Of course to understand why the word finally is applicable you have to understand my back story.
There is a modern day "maker" movement, a huge open source project, called RepRap.
RepRap is the foundation that takes care of the project, the project is to build (as much as is practically possible) machines that can build themselves.
it's not really a new thing as much, you've been able to cut gears to make lathes on lathes for a long time, and been able to mill flat tables for use on milling machines for a long time too.
Reprap machines are computer controlled 3d printers.
The way that they work is you feed them a length of plastic string, the machine melts the string in a hot chamber, and then pushes the melted plastic through a nozzle onto a build platform.
then the build platform, or nozzle move ever sl slightly away from each other.
and another layer is squished out of the machine, slowly but surely building up a 3d object layer by layer.
I first heard about the project in a staff news letter whilst I was working at the university of Bath in the UK, (that's where this open source project started.

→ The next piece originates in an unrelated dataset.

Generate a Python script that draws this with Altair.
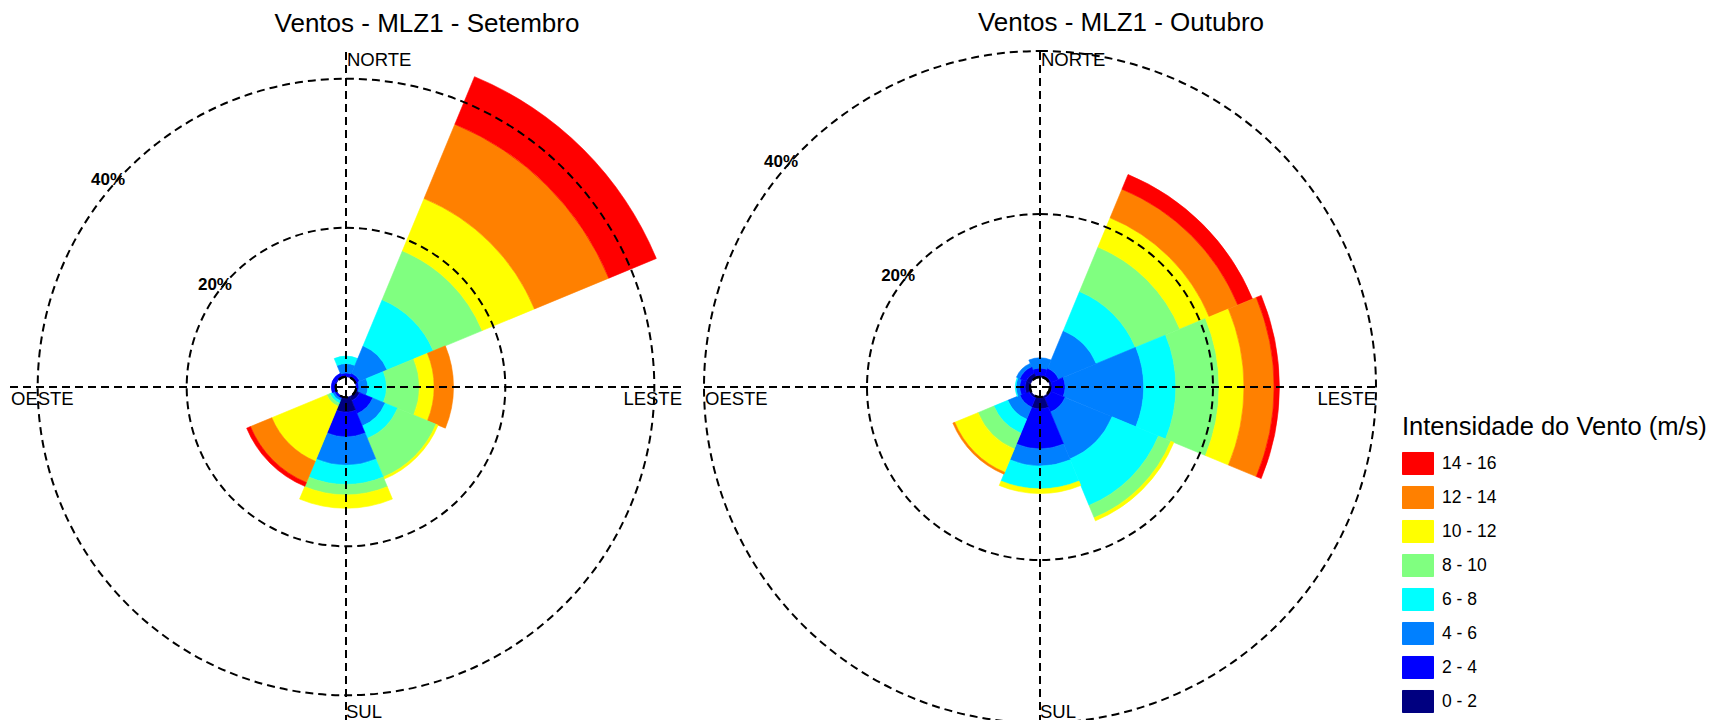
import math
import altair as alt
import pandas as pd

# ---- speed classes and colours (legend order: low -> high) ----
classes = ["0 - 2", "2 - 4", "4 - 6", "6 - 8", "8 - 10", "10 - 12", "12 - 14", "14 - 16"]
class_colors = ["#000080", "#0000FF", "#0080FF", "#00FFFF", "#80FF80", "#FFFF00", "#FF8000", "#FF0000"]

directions = ["N", "NE", "E", "SE", "S", "SW", "W", "NW"]
bearings = [0, 45, 90, 135, 180, 225, 270, 315]
sector_half = 22.5

# ---- Setembro: frequency (%) of each speed class, per direction ----
set_N = [0.10, 0.40, 1.25, 1.00, 0.0, 0.0, 0.0, 0.0]
set_NE = [0.10, 0.50, 4.00, 6.70, 7.10, 7.60, 10.80, 6.90]
set_E = [0.05, 0.30, 1.20, 2.50, 4.40, 2.00, 2.60, 0.0]
set_SE = [0.60, 1.90, 1.80, 1.80, 5.60, 0.30, 0.0, 0.0]
set_S = [2.00, 3.30, 3.80, 2.60, 1.40, 1.80, 0.0, 0.0]
set_SW = [0.05, 0.25, 0.30, 0.35, 0.45, 8.00, 3.10, 0.55]
set_W = [0.10, 0.50, 0.0, 0.0, 0.0, 0.0, 0.0, 0.0]
set_NW = [0.10, 0.50, 0.0, 0.0, 0.0, 0.0, 0.0, 0.0]

# ---- Outubro ----
out_N = [0.25, 0.85, 1.25, 0.0, 0.0, 0.0, 0.0, 0.0]
out_NE = [0.25, 1.00, 5.00, 5.20, 5.90, 3.90, 3.80, 1.95]
out_E = [0.25, 1.60, 9.65, 3.95, 5.30, 3.05, 3.70, 0.65]
out_SE = [0.25, 1.85, 6.25, 6.15, 1.65, 0.40, 0.0, 0.0]
out_S = [1.45, 4.90, 2.10, 2.80, 0.05, 0.55, 0.0, 0.0]
out_SW = [0.25, 1.20, 1.60, 1.85, 2.10, 3.10, 0.25, 0.0]
out_W = [0.60, 0.65, 0.45, 0.10, 0.0, 0.0, 0.0, 0.0]
out_NW = [0.60, 0.85, 0.45, 0.0, 0.0, 0.0, 0.0, 0.0]

rings = [20, 40]
ring_labels = ["20%", "40%"]
ring_label_bearing = [308, 311]
compass_names = ["NORTE", "LESTE", "SUL", "OESTE"]
compass_x = [0, 1, 0, -1]
compass_y = [1, 0, -1, 0]

FONT = "Liberation Sans"


def rose_table(per_dir):
    rows = []
    for d, b, vals in zip(directions, bearings, per_dir):
        cum = 0.0
        for c, v in zip(classes, vals):
            if v > 0:
                rows.append({"dir": d, "cls": c, "r0": cum, "r1": cum + v,
                             "t0": b - sector_half, "t1": b + sector_half})
            cum += v
    return pd.DataFrame(rows)


color_scale = alt.Scale(domain=classes[::-1], range=class_colors[::-1])
theta_scale = alt.Scale(domain=[0, 360], range=[0, 2 * math.pi])


def make_rose(df, title, r_range, title_offset):
    rscale = alt.Scale(type="linear", domain=[0, 40], range=r_range, zero=False, nice=False)
    xs = alt.Scale(domain=[-1, 1], nice=False, zero=False)
    ys = alt.Scale(domain=[-1, 1], nice=False, zero=False)

    bars = alt.Chart(df).mark_arc(strokeWidth=0.6).encode(
        theta=alt.Theta("t0:Q", scale=theta_scale, stack=None),
        theta2="t1:Q",
        radius=alt.Radius("r1:Q", scale=rscale, stack=None),
        radius2="r0:Q",
        color=alt.Color("cls:N", scale=color_scale, legend=alt.Legend(
            title="Intensidade do Vento (m/s)", orient="none", legendX=1392, legendY=364,
            symbolType="M-1,-0.71H1V0.71H-1Z", symbolSize=961,
            symbolStrokeColor="#333333", symbolStrokeWidth=1, symbolOpacity=1,
            labelFontSize=17.5, labelFont=FONT, labelColor="black", labelOffset=8,
            titleFontSize=25.5, titleFont=FONT, titleFontWeight="normal", titleColor="black",
            titleLimit=500, titlePadding=7, rowPadding=4, padding=0)),
        stroke=alt.Stroke("cls:N", scale=color_scale, legend=None),
    )

    ring_df = pd.DataFrame({"ring": rings, "label": ring_labels, "bearing": ring_label_bearing})
    circles = alt.Chart(ring_df).mark_arc(
        filled=False, stroke="black", strokeWidth=2, strokeDash=[8, 5],
        theta=0, theta2=2 * math.pi
    ).encode(radius=alt.Radius("ring:Q", scale=rscale, stack=None))

    ring_text = alt.Chart(ring_df).mark_text(
        font=FONT, fontSize=17, fontWeight="bold", color="black",
        align="center", baseline="middle", radiusOffset=7
    ).encode(
        theta=alt.Theta("bearing:Q", scale=theta_scale, stack=None),
        radius=alt.Radius("ring:Q", scale=rscale, stack=None),
        text="label:N",
    )

    axes_df = pd.DataFrame({"x": [-1, 0], "x2": [1, 0], "y": [0, -1], "y2": [0, 1]})
    axes = alt.Chart(axes_df).mark_rule(color="black", strokeWidth=2, strokeDash=[8, 5]).encode(
        x=alt.X("x:Q", scale=xs, axis=None), x2="x2:Q",
        y=alt.Y("y:Q", scale=ys, axis=None), y2="y2:Q",
    )

    cdf = pd.DataFrame({"name": compass_names, "x": compass_x, "y": compass_y})
    styles = {
        "NORTE": dict(align="left", baseline="top", dx=1, dy=0),
        "LESTE": dict(align="right", baseline="alphabetic", dx=0, dy=18),
        "SUL": dict(align="left", baseline="alphabetic", dx=0, dy=-5),
        "OESTE": dict(align="left", baseline="alphabetic", dx=1, dy=18),
    }
    labels = []
    for name in compass_names:
        labels.append(
            alt.Chart(cdf).transform_filter(alt.datum.name == name).mark_text(
                font=FONT, fontSize=18.5, color="black", **styles[name]
            ).encode(
                x=alt.X("x:Q", scale=xs, axis=None),
                y=alt.Y("y:Q", scale=ys, axis=None),
                text="name:N",
            )
        )

    return alt.layer(bars, circles, axes, ring_text, *labels).properties(
        width=672, height=672,
        title=alt.TitleParams(title, fontSize=26, font=FONT, fontWeight="normal",
                              color="black", anchor="middle", dx=81, offset=title_offset),
    )


left = make_rose(rose_table([set_N, set_NE, set_E, set_SE, set_S, set_SW, set_W, set_NW]),
                 "Ventos - MLZ1 - Setembro", [10.3, 308.3], 13)
right = make_rose(rose_table([out_N, out_NE, out_E, out_SE, out_S, out_SW, out_W, out_NW]),
                  "Ventos - MLZ1 - Outubro", [10.0, 336.0], 11)

chart = alt.hconcat(left, right, spacing=17).resolve_scale(
    color="shared", stroke="shared", theta="independent", radius="independent",
    x="independent", y="independent"
).properties(
    padding={"left": 1, "top": 2, "right": 0, "bottom": 0}
).configure_view(stroke=None)

chart.save("out.html", embed_options={"renderer": "svg", "actions": False})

Fused filament 3d printing had been around a long time before that, but I had never heard of it!)
and ever since hearing about it, I've always wanted on.
but there was always been one problem. price.
It seems that there are two ways to get a 3d printer.
buy the plastic parts you need from someone who has already printed them, buy the electronics board, but stepper motors, smooth rods, threaded rods, belts sprockets, pulleys wire, power supplies, bearings bolts, etc, etc, etc...
which in total seemed to cost around £500 - £1000 to source. and about ten weeks for a first timer to build and trouble shoot. (that's after you decided which of the many many designs you wanted to make!
The second option was to buy, where buying costs £1000 and upwards.
That was until a small start up company called solidoodle came along. they are offering their Solidoodle 2 printer, a complete ready to go package.
For five hundred dollars,
the machine is a steel framed box, with an aluminium build platform measuring 150m x 150mm, the platform moves up and down by 150mm also, (this means that I can print anything up to this size (in one piece) or anything in the world, if I'm willing to glue bits together after printing.
The frame is supposed to be strong enough that you could stand on it.
A cover for the open frame, and a heated bed (rather than acrylic bed) are $100 add-ons.
when you add a roll of filament to the order and international shipping. the complete price for a working 3d printer, that should work straight from the box is $750 US dollars.
Or around £500 sterling.
I've ordered, delivery time is 8 - 10 weeks I can hardly wait.